Compensation was reduced by 60% under the Polkey principle to reflect the chance that a fair procedure would still have led to dismissal.
- Basic award: £1,379.93
- Compensatory award: £3,259.24
- Total: £4,630.17
Lessons & takeaways
- Even if an employee's bankruptcy seems to justify dismissal, employers must still carry out a fair process, including investigation and a hearing.
- A Polkey deduction can significantly reduce compensation if the tribunal thinks a fair procedure would likely have led to the same outcome.
- Managing directors are not exempt from basic procedural fairness; a summary dismissal without any process is highly likely to be unfair.
- If you are dismissed without any investigation or chance to respond, you may have a strong unfair dismissal claim even if the underlying reason seems valid.
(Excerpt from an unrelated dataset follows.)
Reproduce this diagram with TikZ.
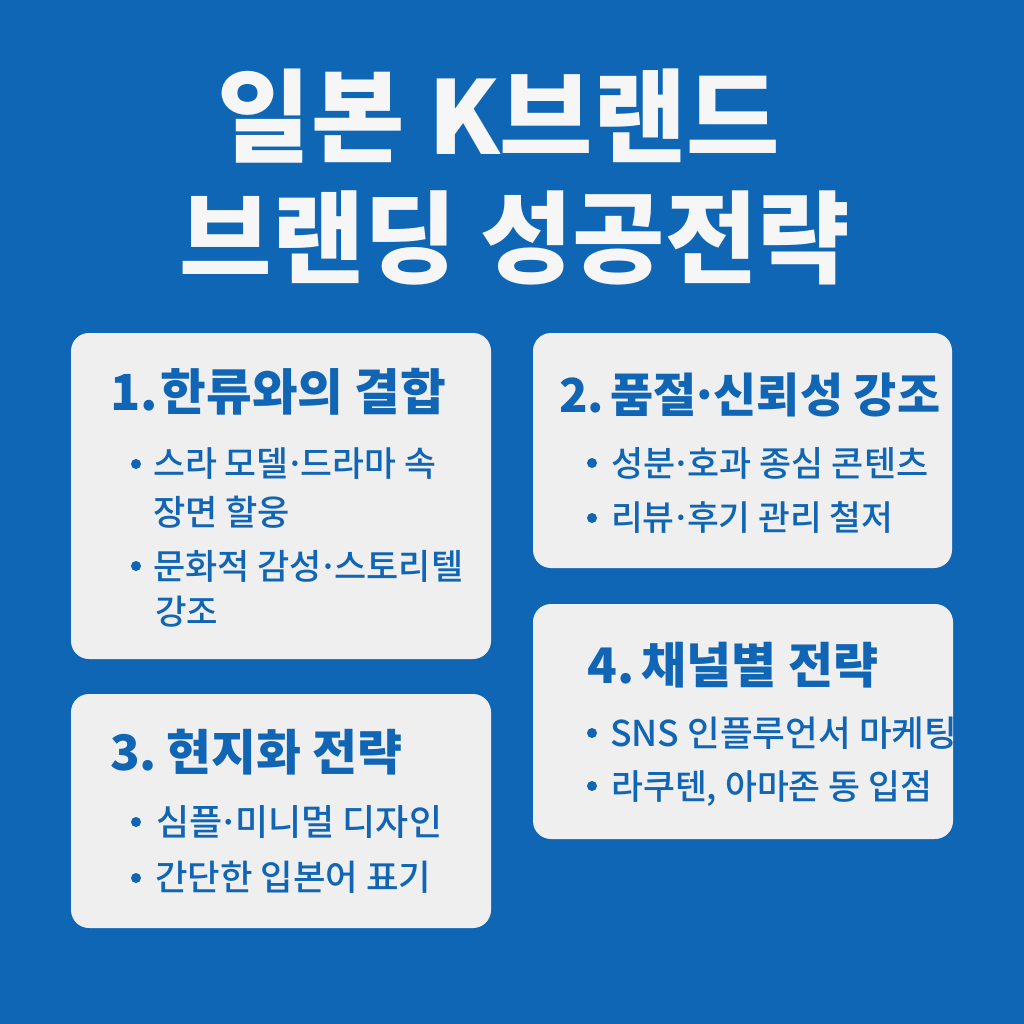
\documentclass[tikz,border=0pt]{standalone}
\usepackage{fontspec}
\usepackage{graphicx}
\setmainfont{Noto Sans CJK KR}
\newfontfamily\krm{Noto Sans CJK KR Medium}
\definecolor{bgblue}{HTML}{0E66B5}
\definecolor{card}{HTML}{F0EFEF}
\definecolor{ink}{HTML}{1065B4}
\definecolor{ttlwhite}{HTML}{F6F6F6}
\newcommand{\fitw}[2]{\resizebox{#1pt}{!}{#2}}
\newcommand{\dt}{\kern-.1em·\kern-.12em}
\tikzset{
  px/.style={x=1pt,y=-1pt},
  cardbox/.style={fill=card,rounded corners=18pt,draw=none},
  ttl/.style={text=ttlwhite,font=\fontsize{102}{104}\selectfont\bfseries,anchor=center,inner sep=0},
  head/.style={text=ink,font=\fontsize{48}{50}\selectfont\bfseries,anchor=west,inner sep=0},
  itm/.style={text=ink,font=\fontsize{36}{38}\selectfont\krm,anchor=west,inner sep=0},
  bul/.style={circle,fill=ink,minimum size=10pt,inner sep=0,draw=none},
}
\begin{document}
\begin{tikzpicture}[px]
\useasboundingbox (0,0) rectangle (1024,1024);
\fill[bgblue] (0,0) rectangle (1024,1024);
\node[ttl] (t1) at (499,116) {\fitw{562}{일본 K브랜드}};
\node[ttl] (t2) at (515,238) {\fitw{670}{브랜딩 성공전략}};
\fill[cardbox] (71,333) rectangle (491,659);
\fill[cardbox] (533,333) rectangle (952,568);
\fill[cardbox] (71,694) rectangle (491,928);
\fill[cardbox] (533,604) rectangle (953,839);
\node[head] (h1) at (110,392) {\fitw{336}{1.\kern-.25em{} 한류와의 결합}};
\node[head] (h2) at (559,395) {\fitw{381}{2.\kern-.18em{} 품절\kern-.12em·\kern-.12em신뢰성 강조}};
\node[head] (h3) at (110,752) {\fitw{292}{3.\kern-.12em{} 현지화 전략}};
\node[head] (h4) at (587,665) {\fitw{291}{4.\kern-.15em{} 채널별 전략}};
\node[bul] (ba1) at (136,464) {};
\node[itm] (a1) at (153,464) {\fitw{283}{스라 모델\dt 드라마 속}};
\node[itm] (a2) at (153,512) {\fitw{137}{장면 할웅}};
\node[bul] (ba3) at (136,566) {};
\node[itm] (a3) at (153,566) {\fitw{310}{문화적 감성\dt 스토리텔}};
\node[itm] (a4) at (155,612) {\fitw{63}{강조}};
\node[bul] (bb1) at (592,463) {};
\node[itm] (b1) at (611,463) {\fitw{317}{성분\dt 호과 종심 콘텐츠}};
\node[bul] (bb2) at (592,518) {};
\node[itm] (b2) at (611,518) {\fitw{282}{리뷰\dt 후기 관리 철저}};
\node[bul] (bc1) at (136,822) {};
\node[itm] (c1) at (156,822) {\fitw{286}{심플\dt 미니멀 디자인}};
\node[bul] (bc2) at (136,878) {};
\node[itm] (c2) at (155,877) {\fitw{276}{간단한 입본어 표기}};
\node[bul] (bd1) at (592,733) {};
\node[itm] (d1) at (610,733) {\fitw{347}{SNS 인플루언서 마케팅}};
\node[bul] (bd2) at (592,786) {};
\node[itm] (d2) at (611,789) {\fitw{321}{라쿠텐, 아마존 동 입점}};
\end{tikzpicture}
\end{document}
This case shows how even a senior employee can be unfairly dismissed when an employer reacts swiftly to a change in circumstances without following any procedure. The managing director had worked for the company for over five years when he was made bankrupt. The next day, his work emails were cut off without explanation. When he tried to restore them, it caused disruption to the email system. The employer then dismissed him summarily by letter, citing the bankruptcy and a breakdown of trust.
What went wrong for the employer
The employer had a potentially fair reason for dismissal – bankruptcy can be a 'some other substantial reason' justifying dismissal. But the tribunal found that the employer did nothing to investigate the situation or give the managing director a chance to explain. There was no meeting, no disciplinary process, and no consideration of alternatives. The dismissal was procedurally unfair.
Why the compensation was reduced
Despite finding the dismissal unfair, the tribunal applied a 60% Polkey deduction. This means that even if a fair procedure had been followed, there was a 60% chance the managing director would still have been dismissed. The tribunal considered that the bankruptcy and the email disruption were serious issues that would have likely led to dismissal in any event. The final award of £4,630 reflected this reduction.
What this means for similar claims
This case is a reminder that procedural fairness matters, even for senior employees and even when the reason for dismissal seems clear-cut. Employers who skip the process risk an unfair dismissal finding, but the compensation may be reduced if the outcome would have been the same anyway. For employees, it shows that a dismissal can be unfair even if the employer had a valid reason – the key is whether the employer acted reasonably in all the circumstances.